▸ STORED DATA
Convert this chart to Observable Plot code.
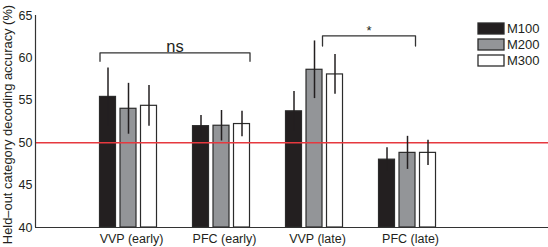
<!DOCTYPE html>
<html><head><meta charset="utf-8">
<script src="https://cdn.jsdelivr.net/npm/d3@7"></script>
<script src="https://cdn.jsdelivr.net/npm/@observablehq/plot@0.6"></script>
<style>
html,body{margin:0;padding:0;background:#fff;}
figure{margin:0;}
#wrap{position:relative;width:548px;height:247px;overflow:hidden;}
#legend{position:absolute;left:478px;top:21px;}
.lg-swatches{font:13px "Liberation Sans",Arial,sans-serif !important;color:#231f20 !important;margin:0 !important;}
.lg-swatch{padding-bottom:1px !important;line-height:15px;}
.lg-swatch svg{margin-right:3px !important;overflow:visible;}
.lg-swatch svg rect{stroke:#2b2b2b;stroke-width:1.3px;}
</style></head>
<body><div id="wrap"><div id="chart"></div><div id="legend"></div></div>
<script>
// ---- data ----
const groups = ["VVP (early)", "PFC (early)", "VVP (late)", "PFC (late)"];
const series = ["M100", "M200", "M300"];
const m100 = [55.4, 51.95, 53.7, 48.0];
const m200 = [54.0, 52.0, 58.6, 48.8];
const m300 = [54.35, 52.2, 58.05, 48.8];
const e100 = [3.4, 1.25, 2.35, 1.4];
const e200 = [3.0, 1.8, 3.4, 1.95];
const e300 = [2.4, 1.5, 2.35, 1.5];
const yTicks = [40, 45, 50, 55, 60, 65];
const chanceLevel = [50];
const sigLabels = ["ns", "*"];
const sigFrom = [["VVP (early)", "M100", "left"], ["VVP (late)", "M200", "right"]];
const sigTo = [["PFC (early)", "M300", "right"], ["PFC (late)", "M200", "right"]];
const sigLevels = [60.6, 62.6];
const sigDrops = [1.0, 1.2];
const yLabel = "Held–out category decoding accuracy (%)";

// ---- layout / style ----
const fills = ["#231f20", "#939598", "#ffffff"];
const xDomain = [-1, 4.516];
const yDomain = [40, 65];
const step = 20.5 / 93, bw = 16 / 93;

const means = [m100, m200, m300], errs = [e100, e200, e300];
const rows = series.flatMap((s, si) => groups.map((g, gi) => ({
  group: g, series: s, gi, si, mean: means[si][gi], err: errs[si][gi]
})));
const cx = d => d.gi + (d.si - 1) * step;
const edge = ([g, s, side]) => {
  const d = rows.find(r => r.group === g && r.series === s);
  return cx(d) + (side === "left" ? -bw / 2 : bw / 2);
};
const sig = sigLabels.map((label, i) => ({
  label, a: edge(sigFrom[i]), b: edge(sigTo[i]), level: sigLevels[i], drop: sigDrops[i]
}));
const bracketPts = sig.flatMap(s => [
  {label: s.label, x: s.a, y: s.level - s.drop},
  {label: s.label, x: s.a, y: s.level},
  {label: s.label, x: s.b, y: s.level},
  {label: s.label, x: s.b, y: s.level - s.drop}
]);

const chart = Plot.plot({
  width: 548, height: 247,
  marginLeft: 35, marginRight: 0, marginTop: 15, marginBottom: 20,
  style: {fontFamily: '"Liberation Sans", Arial, sans-serif', fontSize: "12px", color: "#231f20", background: "#fff", overflow: "visible"},
  x: {domain: xDomain},
  y: {domain: yDomain},
  color: {domain: series, range: fills},
  marks: [
    Plot.rectY(rows, {x1: d => cx(d) - bw / 2, x2: d => cx(d) + bw / 2, y1: yDomain[0], y2: "mean", fill: "series", stroke: "#2b2b2b", strokeWidth: 1.2}),
    Plot.ruleY(chanceLevel, {stroke: "#e6393f", strokeWidth: 1.5}),
    Plot.ruleX(rows, {x: cx, y1: d => d.mean - d.err, y2: d => d.mean + d.err, stroke: "#231f20", strokeWidth: 1.5}),
    Plot.line(bracketPts, {x: "x", y: "y", z: "label", stroke: "#333", strokeWidth: 1.3}),
    Plot.text(sig, {x: d => (d.a + d.b) / 2, y: "level", text: "label", lineAnchor: "bottom", dy: -1, fontSize: d => d.label === "ns" ? 16.5 : 13, fill: "#231f20"}),
    Plot.ruleY([yDomain[0]], {stroke: "#333", strokeWidth: 1.2}),
    Plot.ruleX([xDomain[0]], {stroke: "#333", strokeWidth: 1.2}),
    Plot.axisY({ticks: yTicks, tickSize: 0, tickPadding: 3, fontSize: 12.5, label: null}),
    Plot.text([yLabel], {frameAnchor: "left", rotate: -90, lineAnchor: "top", textAnchor: "middle", dx: -33, dy: 3, fontSize: 12.9, fill: "#231f20"}),
    Plot.axisX({ticks: [0, 1, 2, 3], tickFormat: i => groups[i], tickSize: 0, tickPadding: 7, fontSize: 12.5, dx: 3, label: null})
  ]
});
document.getElementById("chart").appendChild(chart);

const legend = Plot.legend({
  color: {domain: series, range: fills},
  legend: "swatches", columns: 1, swatchWidth: 26, swatchHeight: 11, className: "lg"
});
document.getElementById("legend").appendChild(legend);
</script>
</body></html>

▸ WRITTEN PROBLEM
Restate the entire listing word for word, excluding pictures.

▸ ANSWER BELOW
Convert this chart to Observable Plot code.
<!DOCTYPE html>
<html><head><meta charset="utf-8">
<script src="https://cdn.jsdelivr.net/npm/d3@7"></script>
<script src="https://cdn.jsdelivr.net/npm/@observablehq/plot@0.6"></script>
<style>
html,body{margin:0;padding:0;background:#fff;}
figure{margin:0;}
#wrap{position:relative;width:548px;height:247px;overflow:hidden;}
#legend{position:absolute;left:478px;top:21px;}
.lg-swatches{font:13px "Liberation Sans",Arial,sans-serif !important;color:#231f20 !important;margin:0 !important;}
.lg-swatch{padding-bottom:1px !important;line-height:15px;}
.lg-swatch svg{margin-right:3px !important;overflow:visible;}
.lg-swatch svg rect{stroke:#2b2b2b;stroke-width:1.3px;}
</style></head>
<body><div id="wrap"><div id="chart"></div><div id="legend"></div></div>
<script>
// ---- data ----
const groups = ["VVP (early)", "PFC (early)", "VVP (late)", "PFC (late)"];
const series = ["M100", "M200", "M300"];
const m100 = [55.4, 51.95, 53.7, 48.0];
const m200 = [54.0, 52.0, 58.6, 48.8];
const m300 = [54.35, 52.2, 58.05, 48.8];
const e100 = [3.4, 1.25, 2.35, 1.4];
const e200 = [3.0, 1.8, 3.4, 1.95];
const e300 = [2.4, 1.5, 2.35, 1.5];
const yTicks = [40, 45, 50, 55, 60, 65];
const chanceLevel = [50];
const sigLabels = ["ns", "*"];
const sigFrom = [["VVP (early)", "M100", "left"], ["VVP (late)", "M200", "right"]];
const sigTo = [["PFC (early)", "M300", "right"], ["PFC (late)", "M200", "right"]];
const sigLevels = [60.6, 62.6];
const sigDrops = [1.0, 1.2];
const yLabel = "Held–out category decoding accuracy (%)";

// ---- layout / style ----
const fills = ["#231f20", "#939598", "#ffffff"];
const xDomain = [-1, 4.516];
const yDomain = [40, 65];
const step = 20.5 / 93, bw = 16 / 93;

const means = [m100, m200, m300], errs = [e100, e200, e300];
const rows = series.flatMap((s, si) => groups.map((g, gi) => ({
  group: g, series: s, gi, si, mean: means[si][gi], err: errs[si][gi]
})));
const cx = d => d.gi + (d.si - 1) * step;
const edge = ([g, s, side]) => {
  const d = rows.find(r => r.group === g && r.series === s);
  return cx(d) + (side === "left" ? -bw / 2 : bw / 2);
};
const sig = sigLabels.map((label, i) => ({
  label, a: edge(sigFrom[i]), b: edge(sigTo[i]), level: sigLevels[i], drop: sigDrops[i]
}));
const bracketPts = sig.flatMap(s => [
  {label: s.label, x: s.a, y: s.level - s.drop},
  {label: s.label, x: s.a, y: s.level},
  {label: s.label, x: s.b, y: s.level},
  {label: s.label, x: s.b, y: s.level - s.drop}
]);

const chart = Plot.plot({
  width: 548, height: 247,
  marginLeft: 35, marginRight: 0, marginTop: 15, marginBottom: 20,
  style: {fontFamily: '"Liberation Sans", Arial, sans-serif', fontSize: "12px", color: "#231f20", background: "#fff", overflow: "visible"},
  x: {domain: xDomain},
  y: {domain: yDomain},
  color: {domain: series, range: fills},
  marks: [
    Plot.rectY(rows, {x1: d => cx(d) - bw / 2, x2: d => cx(d) + bw / 2, y1: yDomain[0], y2: "mean", fill: "series", stroke: "#2b2b2b", strokeWidth: 1.2}),
    Plot.ruleY(chanceLevel, {stroke: "#e6393f", strokeWidth: 1.5}),
    Plot.ruleX(rows, {x: cx, y1: d => d.mean - d.err, y2: d => d.mean + d.err, stroke: "#231f20", strokeWidth: 1.5}),
    Plot.line(bracketPts, {x: "x", y: "y", z: "label", stroke: "#333", strokeWidth: 1.3}),
    Plot.text(sig, {x: d => (d.a + d.b) / 2, y: "level", text: "label", lineAnchor: "bottom", dy: -1, fontSize: d => d.label === "ns" ? 16.5 : 13, fill: "#231f20"}),
    Plot.ruleY([yDomain[0]], {stroke: "#333", strokeWidth: 1.2}),
    Plot.ruleX([xDomain[0]], {stroke: "#333", strokeWidth: 1.2}),
    Plot.axisY({ticks: yTicks, tickSize: 0, tickPadding: 3, fontSize: 12.5, label: null}),
    Plot.text([yLabel], {frameAnchor: "left", rotate: -90, lineAnchor: "top", textAnchor: "middle", dx: -33, dy: 3, fontSize: 12.9, fill: "#231f20"}),
    Plot.axisX({ticks: [0, 1, 2, 3], tickFormat: i => groups[i], tickSize: 0, tickPadding: 7, fontSize: 12.5, dx: 3, label: null})
  ]
});
document.getElementById("chart").appendChild(chart);

const legend = Plot.legend({
  color: {domain: series, range: fills},
  legend: "swatches", columns: 1, swatchWidth: 26, swatchHeight: 11, className: "lg"
});
document.getElementById("legend").appendChild(legend);
</script>
</body></html>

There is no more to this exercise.